The next step was to rule lines on the template the same width as I had used for the dollhouse.  I laid the template on the dollhouse and continued drawing lines on the paper going up from the last line on the dollhouse side.  Using the lines will keep the lap siding straight.


After the siding was glued on up to the bottom of the gable, I checked the fit of the template one last time.  Measure thrice–cut once!


It was time to break out my handy junk cardboard that I use to protect my table top from messy stuff.  I laid the template on the cardboard and sprayed it generously with spray-on adhesive.


Carefully peeling up a corner of the tacky template, I transferred it to a clean piece of scrapbook paper, sticky side up.




I laid my first siding strip along the lowest line drawn on the template.  It’s VERY important to leave enough siding strip hanging over both ends of the template.  The first time I didn’t, and although it looks fine when you’re looking at it, after you cut it you will discover gaps where the siding didn’t reach.  I can’t explain why (probably because I was terrible in math!), but I know from experience!  If you line up your siding strips like I have in this photo, you will be okay.

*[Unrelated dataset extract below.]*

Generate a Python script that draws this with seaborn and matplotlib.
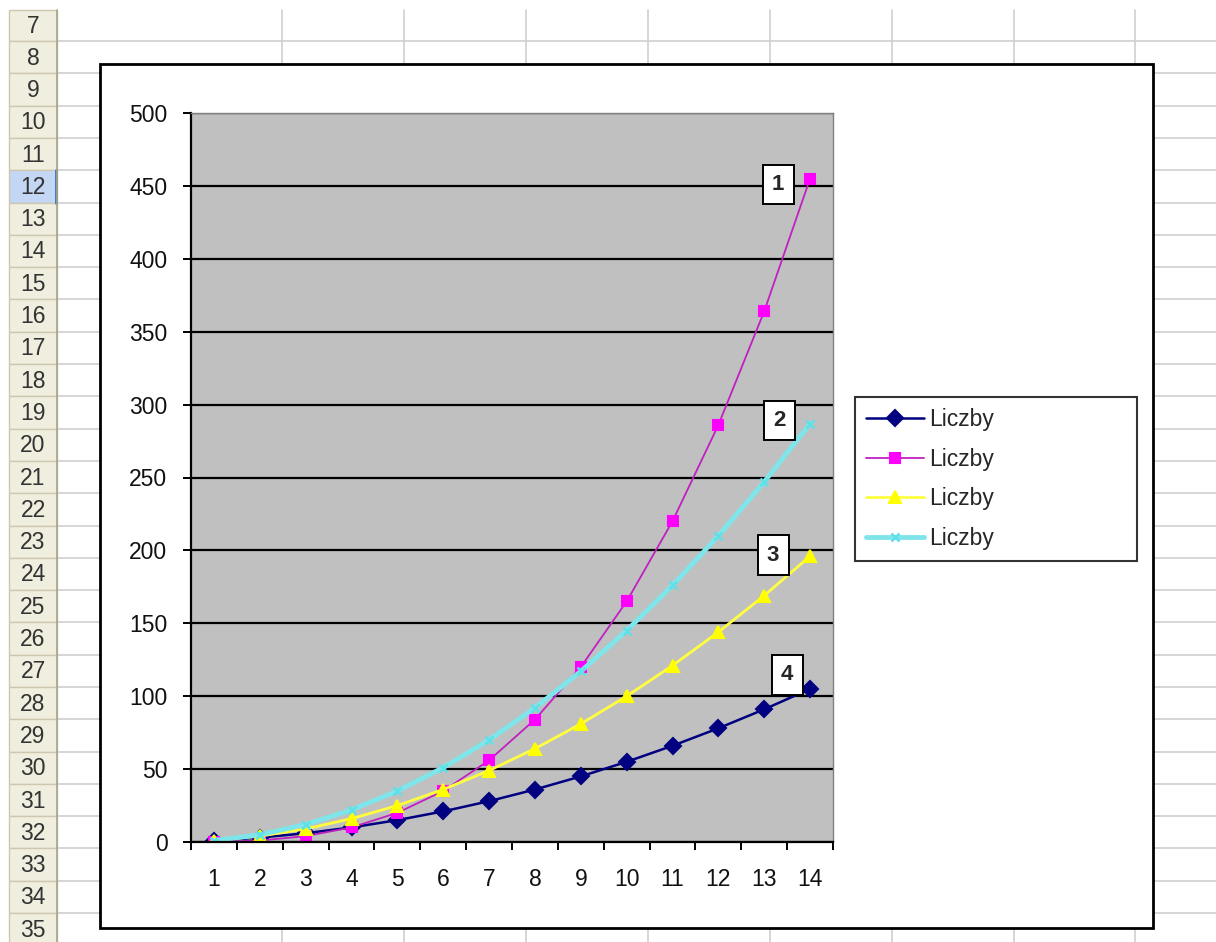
import numpy as np
import pandas as pd
import seaborn as sns
import matplotlib.pyplot as plt
from matplotlib.patches import Rectangle

# data
categories = list(range(1, 15))
series_4 = [1, 3, 6, 10, 15, 21, 28, 36, 45, 55, 66, 78, 91, 105]          # dark blue
series_1 = [0, 1, 4, 10, 20, 35, 56, 84, 120, 165, 220, 286, 364, 455]      # magenta
series_3 = [1, 4, 9, 16, 25, 36, 49, 64, 81, 100, 121, 144, 169, 196]       # yellow
series_2 = [1, 5, 12, 22, 35, 51, 70, 92, 117, 145, 176, 210, 247, 287]     # cyan
legend_label = 'Liczby'
y_ticks = list(range(0, 501, 50))
row_numbers = list(range(7, 36))
selected_row = 12

W, H = 1216, 942
sns.set_theme(style='white')
plt.rcParams['font.family'] = ['Liberation Sans', 'DejaVu Sans']

fig = plt.figure(figsize=(W / 100, H / 100), dpi=100)
fig.patch.set_facecolor('white')

# ---- spreadsheet background ----
bg = fig.add_axes([0, 0, 1, 1], zorder=0)
bg.set_xlim(0, W)
bg.set_ylim(H, 0)
bg.axis('off')

row_top0 = 10
row_h = 32.3
first_bound = 41
bounds = [row_top0] + [first_bound + row_h * i for i in range(len(row_numbers))]
grid_c = '#cfcfcf'
# column lines
for cx in [282, 404, 526, 648, 770, 892, 1014, 1135]:
    bg.plot([cx, cx], [row_top0, H], color=grid_c, lw=1.2)
# row lines
for by in bounds[1:]:
    bg.plot([57, W], [by, by], color=grid_c, lw=1.2)
# row header
for i, r in enumerate(row_numbers):
    y0 = bounds[i]
    y1 = bounds[i + 1] if i + 1 < len(bounds) else H
    fc = '#c3d6f3' if r == selected_row else '#f0eedf'
    bg.add_patch(Rectangle((9, y0), 48, y1 - y0, fc=fc, ec='#cdc8ad', lw=1))
    if r == selected_row:
        bg.plot([56, 56], [y0, y1], color='#3a6fc8', lw=2)
    bg.text(33, (y0 + y1) / 2 + 1, str(r), ha='center', va='center',
            fontsize=16.5, color='#333333')
bg.plot([57, 57], [row_top0, H], color='#a8a48c', lw=1.2)

# chart area
bg.add_patch(Rectangle((100, 64), 1053, 864, fc='white', ec='black', lw=2, zorder=5))

# ---- plot area ----
left, right, top, bottom = 191, 833, 113, 842
ax = fig.add_axes([left / W, 1 - bottom / H, (right - left) / W, (bottom - top) / H], zorder=2)
ax.set_facecolor('#c0c0c0')

pos = np.arange(len(categories))
styles = [
    (series_4, '#000080', '#000080', 'D', 8, 1.8),
    (series_1, '#c020c0', '#ff00ff', 's', 7.5, 1.3),
    (series_3, '#ffff40', '#ffff00', '^', 9, 2.0),
    (series_2, '#7ee6ea', '#5ee0e8', 'x', 6, 3.5),
]
for vals, lc, mc, mk, ms, lw in styles:
    sns.lineplot(x=pos, y=vals, ax=ax, color=lc, lw=lw, marker=mk, markersize=ms,
                 markerfacecolor=mc, markeredgecolor=mc, markeredgewidth=1.5 if mk != 'x' else 1.8,
                 label=legend_label)

ax.set_xlim(-0.5, len(categories) - 0.5)
ax.set_ylim(0, 500)
ax.set_yticks(y_ticks)
ax.yaxis.grid(True, color='black', lw=1.6)
ax.xaxis.grid(False)
ax.set_axisbelow(True)

ax.set_xticks(np.arange(-0.5, len(categories), 1.0))
ax.set_xticklabels([])
ax.set_xticks(pos, minor=True)
ax.set_xticklabels([str(c) for c in categories], minor=True, fontsize=16.5, color='#111111')
ax.tick_params(axis='x', which='major', direction='out', length=6, width=1.4, color='black', bottom=True)
ax.tick_params(axis='x', which='minor', length=0, pad=19, bottom=True)
ax.tick_params(axis='y', direction='out', length=6, width=1.4, color='black', left=True,
               labelsize=16.5, labelcolor='#111111', pad=11)

for side in ['left', 'bottom']:
    ax.spines[side].set_color('black')
    ax.spines[side].set_linewidth(1.6)
for side in ['top', 'right']:
    ax.spines[side].set_color('#808080')
    ax.spines[side].set_linewidth(1.0)

# series number boxes next to the last points
box_labels = [('4', series_4, -23, 14), ('1', series_1, -32, -6),
              ('3', series_3, -37, 1), ('2', series_2, -31, 3)]
for txt, vals, dx, dy in box_labels:
    ax.annotate(txt, xy=(pos[-1], vals[-1]), xytext=(dx, dy), textcoords='offset pixels',
                ha='center', va='center', fontsize=16, fontweight='bold', zorder=10,
                bbox=dict(boxstyle='square,pad=0.42', fc='white', ec='black', lw=1.4))

leg = ax.legend(loc='upper left', bbox_to_anchor=(855 / W, 1 - 557 / H, 282 / W, 160 / H),
                bbox_transform=fig.transFigure, mode='expand', borderaxespad=0,
                fontsize=16.5, frameon=True, fancybox=False, handlelength=2.5,
                handletextpad=0.25, labelspacing=0.72, borderpad=0.5)
leg.get_frame().set_edgecolor('black')
leg.get_frame().set_linewidth(1.5)

fig.savefig('out.png', dpi=100)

  I continued laying siding strips one on top of the other, just like on the side of the house.  I did not add any extra glue; the spray adhesive was enough to hold the strips in place.


I continued all the way up to the top of the gable, finishing off the tiny piece at the very tip-top.

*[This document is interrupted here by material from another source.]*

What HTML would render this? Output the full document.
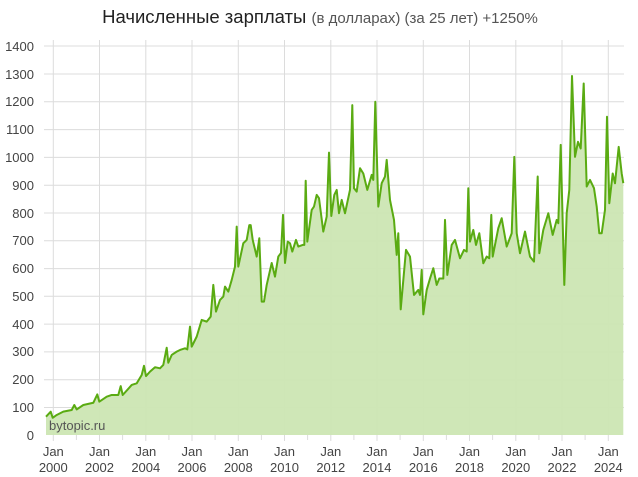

Having goofed on my first try, I held my finished template up to the light to be sure that all of the paper was adequately covered.  It was!


Very gently I flipped the template over and carefully cut along one side . . .

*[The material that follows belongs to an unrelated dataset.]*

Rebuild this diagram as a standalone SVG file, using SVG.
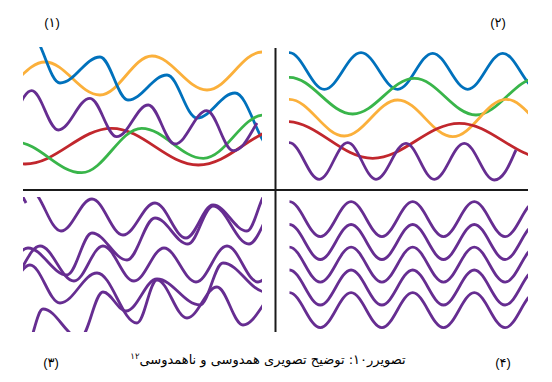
<svg xmlns="http://www.w3.org/2000/svg" xmlns:xlink="http://www.w3.org/1999/xlink" width="552" height="382" viewBox="0 0 552 382">
  <style>
    .w { fill: none; stroke-width: 2.8; stroke-linecap: butt; stroke-linejoin: round; }
    .blue { stroke: #0071BC; }
    .orange { stroke: #FBB03B; }
    .green { stroke: #39B54A; }
    .red { stroke: #C1272D; }
    .purple { stroke: #662D91; }
    .axis { stroke: #1a1a1a; stroke-width: 2; fill: none; }
    .lbl { font-family: "Liberation Sans", "DejaVu Sans", sans-serif; font-size: 13px; fill: #000; }
    .cap { font-family: "DejaVu Sans", "Noto Sans", sans-serif; font-size: 13px; fill: #000; }
  </style>
  <defs>
    <clipPath id="c1"><rect x="23" y="47" width="239" height="143"/></clipPath>
    <clipPath id="c2"><rect x="289" y="47" width="239" height="143"/></clipPath>
    <clipPath id="c3"><rect x="23" y="197" width="239" height="135"/></clipPath>
    <clipPath id="c4"><rect x="289" y="192" width="239" height="140"/></clipPath>
    <path id="cw" d="M289.5,0 C300.7,0 309.1,35 320.3,35 C331.5,35 339.9,0 351.1,0 C362.3,0 370.7,35 381.9,35 C393.1,35 401.5,0 412.7,0 C423.9,0 432.3,35 443.5,35 C454.7,35 463.1,0 474.3,0 C485.5,0 493.9,35 505.1,35 C516.3,35 524.7,0 535.9,0"/>
  </defs>

  <g id="panel1" clip-path="url(#c1)">
    <path class="w orange" d="M-8,95 C11.3,95 25.7,62 45,62 C65,62 80,95 100,95 C118.9,95 133.1,56 152,56 C172,56 187,90 207,90 C227,90 242,52 262,52 C281.3,52 295.7,88 315,88"/>
    <path class="w blue" d="M31,35 C41.6,35 49.4,83 60,83 C74.6,83 85.4,57 100,57 C110.2,57 117.8,100 128,100 C142.2,100 152.8,75 167,75 C177.9,75 186.1,118 197,118 C210.8,118 221.2,93 235,93 C248.5,93 258.5,148 272,148"/>
    <path class="w red" d="M-61.7,128 C-30.1,128 -6.6,164 25,164 C56.6,164 80.1,128.3 111.7,128.3 C143.2,128.3 166.8,165 198.3,165 C229.9,165 253.4,128 285,128"/>
    <path class="w green" d="M15,142 C39.3,142 57.4,172.7 81.7,172.7 C103.5,172.7 119.9,128.3 141.7,128.3 C164.1,128.3 180.9,158.3 203.3,158.3 C225.4,158.3 241.9,115 264,115 C284.4,115 299.6,150 320,150"/>
    <path class="w purple" d="M3,128 C13.4,128 21.3,90.7 31.7,90.7 C41.4,90.7 48.6,130 58.3,130 C69.8,130 78.5,98.3 90,98.3 C99.7,98.3 107,136.7 116.7,136.7 C128.2,136.7 136.8,105 148.3,105 C158,105 165.3,144 175,144 C186.5,144 195.2,110.7 206.7,110.7 C216.4,110.7 223.6,150.7 233.3,150.7 C243,150.7 250,134 257,123"/>
  </g>

  <g id="panel2" clip-path="url(#c2)">
    <path class="w blue" d="M253,89.3 C266.2,89.3 276.1,52.7 289.3,52.7 C302,52.7 311.6,89.3 324.3,89.3 C337.7,89.3 347.6,52.7 361,52.7 C374.4,52.7 384.3,89.3 397.7,89.3 C410.4,89.3 420,53.3 432.7,53.3 C445.4,53.3 455,89.3 467.7,89.3 C480.4,89.3 490,53.3 502.7,53.3 C515.6,53.3 525.1,89.3 538,89.3"/>
    <path class="w green" d="M228,114 C250.3,114 267,77.3 289.3,77.3 C312.4,77.3 329.6,114 352.7,114 C375.1,114 391.9,78.3 414.3,78.3 C436.8,78.3 453.5,115 476,115 C498.4,115 515.1,78 537.5,78"/>
    <path class="w orange" d="M235,136 C254.8,136 269.5,99.3 289.3,99.3 C309.3,99.3 324.3,136 344.3,136 C363.7,136 378.3,100 397.7,100 C417.7,100 432.7,136.7 452.7,136.7 C472.1,136.7 486.6,99.3 506,99.3 C525.7,99.3 540.3,136 560,136"/>
    <path class="w red" d="M199,158 C230.6,158 254.4,121.5 286,121.5 C317.6,121.5 341.1,158.3 372.7,158.3 C404.2,158.3 427.8,123.3 459.3,123.3 C490.9,123.3 514.4,158 546,158"/>
    <path class="w purple" d="M260,180 C270.7,180 278.6,142.7 289.3,142.7 C300.2,142.7 308.4,179.3 319.3,179.3 C329.6,179.3 337.4,142.7 347.7,142.7 C358,142.7 365.7,179.3 376,179.3 C386.9,179.3 395.1,143.3 406,143.3 C416.3,143.3 424,179.3 434.3,179.3 C445.2,179.3 453.4,143.3 464.3,143.3 C475.2,143.3 483.4,180 494.3,180 C504.5,180 511,160 516,150"/>
  </g>

  <g id="panel3" clip-path="url(#c3)">
    <path class="w purple" d="M21,193 L26,203"/>
    <path class="w purple" d="M30,190 C41.3,190 49.7,231 61,231 C72.3,231 80.7,199 92,199 C103.3,199 111.7,235 123,235 C134.6,235 143.4,203 155,203 C166.3,203 174.7,238 186,238 C195.8,238 203.2,205 213,205 C225.4,205 234.6,231 247,231 C254.6,231 260.4,192 268,192"/>
    <path class="w purple" d="M-4,282 C7.6,282 16.4,248 28,248 C42.2,248 52.8,275 67,275 C76.1,275 82.9,233 92,233 C104.7,233 114.3,260 127,260 C137.2,260 144.8,218 155,218 C167,218 176,244 188,244 C197.1,244 203.9,206 213,206 C226.1,206 235.9,244 249,244 C258.5,244 265.5,210 275,210"/>
    <path class="w purple" d="M9,281 C20.3,281 28.7,246 40,246 C52.4,246 61.6,281 74,281 C84.6,281 92.4,246 103,246 C114.3,246 122.7,281 134,281 C144.9,281 153.1,248 164,248 C175.6,248 184.4,282 196,282 C207.3,282 215.7,246 227,246 C238.3,246 246.7,282 258,282 C269.6,282 278.4,246 290,246"/>
    <path class="w purple" d="M0,300 C10.9,300 19.1,265 30,265 C40.9,265 49.1,303 60,303 C73.5,303 83.5,273 97,273 C111.6,273 122.4,323 137,323 C144.3,323 149.7,280 157,280 C167.9,280 176.1,318 187,318 C197.9,318 206.1,287 217,287 C226.5,287 233.5,325 243,325 C256.5,325 266.5,290 280,290"/>
    <path class="w purple" d="M25,350 C31.6,350 36.4,309 43,309 C56.5,309 66.5,338 80,338 C88.4,338 94.6,292 103,292 C111.4,292 117.6,311 126,311 C137.3,311 145.7,279 157,279 C172.7,279 184.3,305 200,305 C208.4,305 214.6,263 223,263 C238.7,263 250.3,292 266,292"/>
  </g>

  <g id="panel4" clip-path="url(#c4)">
    <use xlink:href="#cw" class="w purple" transform="translate(0,201.7)"/>
    <use xlink:href="#cw" class="w purple" transform="translate(0,224.5)"/>
    <use xlink:href="#cw" class="w purple" transform="translate(0,247.2)"/>
    <use xlink:href="#cw" class="w purple" transform="translate(0,270)"/>
    <use xlink:href="#cw" class="w purple" transform="translate(0,292.7)"/>
  </g>

  <g id="axes">
    <line class="axis" x1="23" y1="190" x2="528" y2="190"/>
    <line class="axis" x1="275.5" y1="48" x2="275.5" y2="332"/>
  </g>

  <g id="labels">
    <text class="lbl" x="52" y="27" text-anchor="middle">(۱)</text>
    <text class="lbl" x="498" y="27" text-anchor="middle">(۲)</text>
    <text class="lbl" x="51" y="366.5" text-anchor="middle">(۳)</text>
    <text class="lbl" x="503" y="366.5" text-anchor="middle">(۴)</text>
  </g>

  <g id="caption">
    <text class="cap" x="268" y="364" text-anchor="middle" direction="rtl">تصویرر۱۰: توضیح تصویری همدوسی و ناهمدوسی<tspan font-size="8.5" baseline-shift="super">۱۲</tspan></text>
  </g>
</svg>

. . . then the other.  No, I do not have magic scissors!  I couldn’t cut and photograph with my right hand at the same time, so I had to prop the scissors.


Once I was done cutting around my template, this is what it looked like on the back.  And by the way, I saved the discarded end pieces in case I need a filler piece later.


One final time to see if everything fit properly before I glued it down.


Laying the template wood side down I began to carefully peel away the paper.  One place I read online said to glue the paper directly to the dollhouse, but I was afraid it wouldn’t adhere well.  My method is a bit more labor intensive, but I think it will hold better.


I continued to hold down the wood strips as I peeled the rest of the paper template away.  Note that the strips will be a bit tacky still from the spray-on adhesive.


I’m missing a step in the photos here, so you’ll just have to take my word for it!  Holding the template-shaped section of wood strips very carefully, I flipped it over wood side up.  The strips separated a bit, but stayed in order.  That’s what’s important!  One by one, I hot-glued each one down exactly like the rest of the siding had been done.


This one little piece was still sticking out, so I used my fine-pointed pencil to draw a line along the edge of the dollhouse on back and then carefully cut it off.


Here’s the finished side of the dollhouse.


And here it is, close up.  I was pretty excited at how well it turned out!  I’m sure you’re doing exactly what I did–scratching your head and saying, “How on earth could something that looked so tricky be that easy to do?!”

I have five simple words:  The. Power. of. the. Internet.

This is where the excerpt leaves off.